Write out the material exactly, with the pictures left out.

====== Dataset excerpts ======

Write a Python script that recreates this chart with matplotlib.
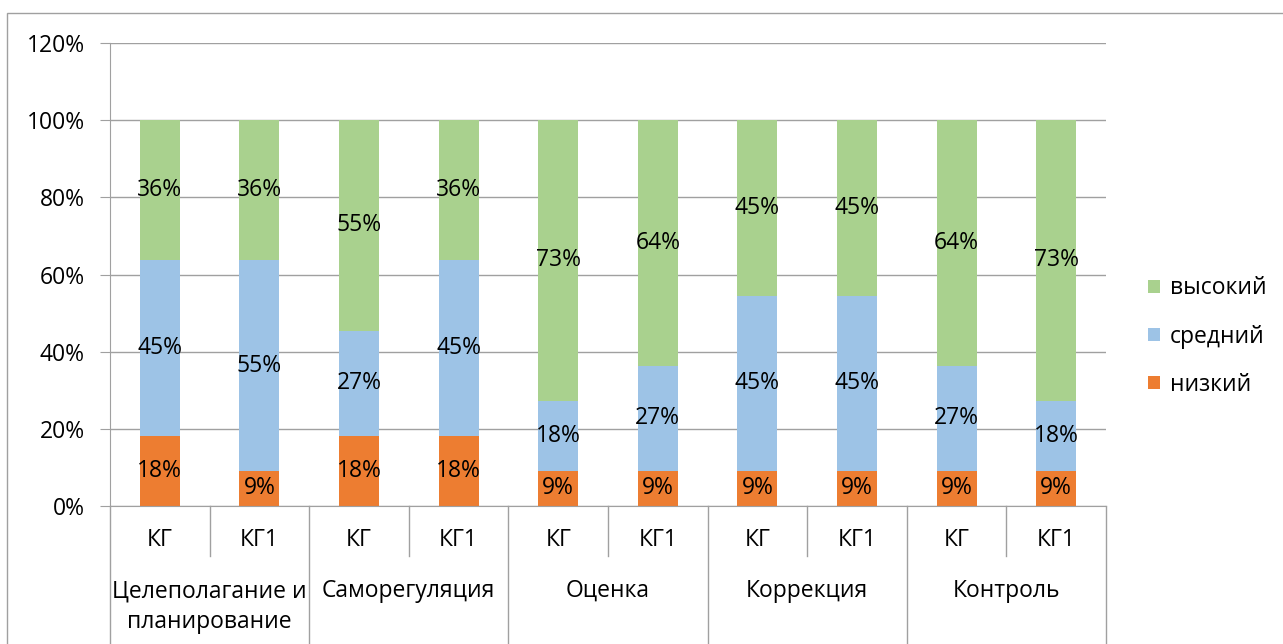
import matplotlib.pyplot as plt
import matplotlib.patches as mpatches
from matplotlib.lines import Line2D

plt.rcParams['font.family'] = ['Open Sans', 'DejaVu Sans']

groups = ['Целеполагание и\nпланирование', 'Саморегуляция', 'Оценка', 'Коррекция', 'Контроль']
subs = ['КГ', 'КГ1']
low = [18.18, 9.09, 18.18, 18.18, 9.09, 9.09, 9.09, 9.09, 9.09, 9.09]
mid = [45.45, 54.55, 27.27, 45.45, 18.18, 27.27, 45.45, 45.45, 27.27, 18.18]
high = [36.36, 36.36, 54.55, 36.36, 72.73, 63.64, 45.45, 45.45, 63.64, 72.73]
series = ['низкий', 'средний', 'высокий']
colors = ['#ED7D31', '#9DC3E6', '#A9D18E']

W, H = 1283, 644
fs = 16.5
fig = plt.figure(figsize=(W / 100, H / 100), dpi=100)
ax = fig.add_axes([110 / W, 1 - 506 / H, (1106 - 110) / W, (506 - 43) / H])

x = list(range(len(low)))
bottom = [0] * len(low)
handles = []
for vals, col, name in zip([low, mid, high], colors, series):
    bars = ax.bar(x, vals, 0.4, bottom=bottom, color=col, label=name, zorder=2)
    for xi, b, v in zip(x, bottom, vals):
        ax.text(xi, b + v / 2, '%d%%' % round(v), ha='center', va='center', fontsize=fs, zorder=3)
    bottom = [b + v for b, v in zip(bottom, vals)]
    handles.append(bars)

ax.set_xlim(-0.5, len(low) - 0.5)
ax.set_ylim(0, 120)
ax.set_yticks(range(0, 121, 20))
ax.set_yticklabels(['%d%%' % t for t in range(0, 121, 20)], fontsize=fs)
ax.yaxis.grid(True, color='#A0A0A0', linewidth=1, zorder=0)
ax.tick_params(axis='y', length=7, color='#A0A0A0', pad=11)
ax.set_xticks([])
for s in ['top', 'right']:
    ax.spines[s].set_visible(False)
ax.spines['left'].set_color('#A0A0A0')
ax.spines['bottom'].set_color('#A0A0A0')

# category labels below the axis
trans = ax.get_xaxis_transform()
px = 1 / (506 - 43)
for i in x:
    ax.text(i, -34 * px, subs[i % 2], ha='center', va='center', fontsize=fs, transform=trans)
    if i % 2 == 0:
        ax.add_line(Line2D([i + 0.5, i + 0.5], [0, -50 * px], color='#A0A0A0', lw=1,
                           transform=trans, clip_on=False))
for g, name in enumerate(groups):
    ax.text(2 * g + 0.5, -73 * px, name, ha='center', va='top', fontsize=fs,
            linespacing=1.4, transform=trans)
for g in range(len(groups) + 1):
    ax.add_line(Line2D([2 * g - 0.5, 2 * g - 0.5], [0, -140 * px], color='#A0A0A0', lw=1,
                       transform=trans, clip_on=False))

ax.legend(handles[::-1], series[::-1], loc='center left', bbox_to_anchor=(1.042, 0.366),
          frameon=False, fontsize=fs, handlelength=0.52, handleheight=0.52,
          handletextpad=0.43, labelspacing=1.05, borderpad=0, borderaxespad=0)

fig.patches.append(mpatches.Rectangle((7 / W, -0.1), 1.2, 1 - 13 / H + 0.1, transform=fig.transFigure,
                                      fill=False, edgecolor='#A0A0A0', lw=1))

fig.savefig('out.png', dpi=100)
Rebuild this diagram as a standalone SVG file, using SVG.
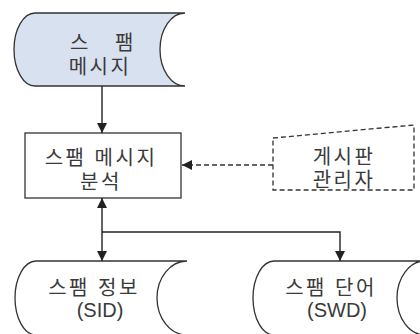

======

## Written response
Write a Python script that recreates this chart with matplotlib.
import matplotlib.pyplot as plt
import matplotlib.patches as mpatches
from matplotlib.lines import Line2D

plt.rcParams['font.family'] = ['Open Sans', 'DejaVu Sans']

groups = ['Целеполагание и\nпланирование', 'Саморегуляция', 'Оценка', 'Коррекция', 'Контроль']
subs = ['КГ', 'КГ1']
low = [18.18, 9.09, 18.18, 18.18, 9.09, 9.09, 9.09, 9.09, 9.09, 9.09]
mid = [45.45, 54.55, 27.27, 45.45, 18.18, 27.27, 45.45, 45.45, 27.27, 18.18]
high = [36.36, 36.36, 54.55, 36.36, 72.73, 63.64, 45.45, 45.45, 63.64, 72.73]
series = ['низкий', 'средний', 'высокий']
colors = ['#ED7D31', '#9DC3E6', '#A9D18E']

W, H = 1283, 644
fs = 16.5
fig = plt.figure(figsize=(W / 100, H / 100), dpi=100)
ax = fig.add_axes([110 / W, 1 - 506 / H, (1106 - 110) / W, (506 - 43) / H])

x = list(range(len(low)))
bottom = [0] * len(low)
handles = []
for vals, col, name in zip([low, mid, high], colors, series):
    bars = ax.bar(x, vals, 0.4, bottom=bottom, color=col, label=name, zorder=2)
    for xi, b, v in zip(x, bottom, vals):
        ax.text(xi, b + v / 2, '%d%%' % round(v), ha='center', va='center', fontsize=fs, zorder=3)
    bottom = [b + v for b, v in zip(bottom, vals)]
    handles.append(bars)

ax.set_xlim(-0.5, len(low) - 0.5)
ax.set_ylim(0, 120)
ax.set_yticks(range(0, 121, 20))
ax.set_yticklabels(['%d%%' % t for t in range(0, 121, 20)], fontsize=fs)
ax.yaxis.grid(True, color='#A0A0A0', linewidth=1, zorder=0)
ax.tick_params(axis='y', length=7, color='#A0A0A0', pad=11)
ax.set_xticks([])
for s in ['top', 'right']:
    ax.spines[s].set_visible(False)
ax.spines['left'].set_color('#A0A0A0')
ax.spines['bottom'].set_color('#A0A0A0')

# category labels below the axis
trans = ax.get_xaxis_transform()
px = 1 / (506 - 43)
for i in x:
    ax.text(i, -34 * px, subs[i % 2], ha='center', va='center', fontsize=fs, transform=trans)
    if i % 2 == 0:
        ax.add_line(Line2D([i + 0.5, i + 0.5], [0, -50 * px], color='#A0A0A0', lw=1,
                           transform=trans, clip_on=False))
for g, name in enumerate(groups):
    ax.text(2 * g + 0.5, -73 * px, name, ha='center', va='top', fontsize=fs,
            linespacing=1.4, transform=trans)
for g in range(len(groups) + 1):
    ax.add_line(Line2D([2 * g - 0.5, 2 * g - 0.5], [0, -140 * px], color='#A0A0A0', lw=1,
                       transform=trans, clip_on=False))

ax.legend(handles[::-1], series[::-1], loc='center left', bbox_to_anchor=(1.042, 0.366),
          frameon=False, fontsize=fs, handlelength=0.52, handleheight=0.52,
          handletextpad=0.43, labelspacing=1.05, borderpad=0, borderaxespad=0)

fig.patches.append(mpatches.Rectangle((7 / W, -0.1), 1.2, 1 - 13 / H + 0.1, transform=fig.transFigure,
                                      fill=False, edgecolor='#A0A0A0', lw=1))

fig.savefig('out.png', dpi=100)
Rebuild this diagram as a standalone SVG file, using SVG.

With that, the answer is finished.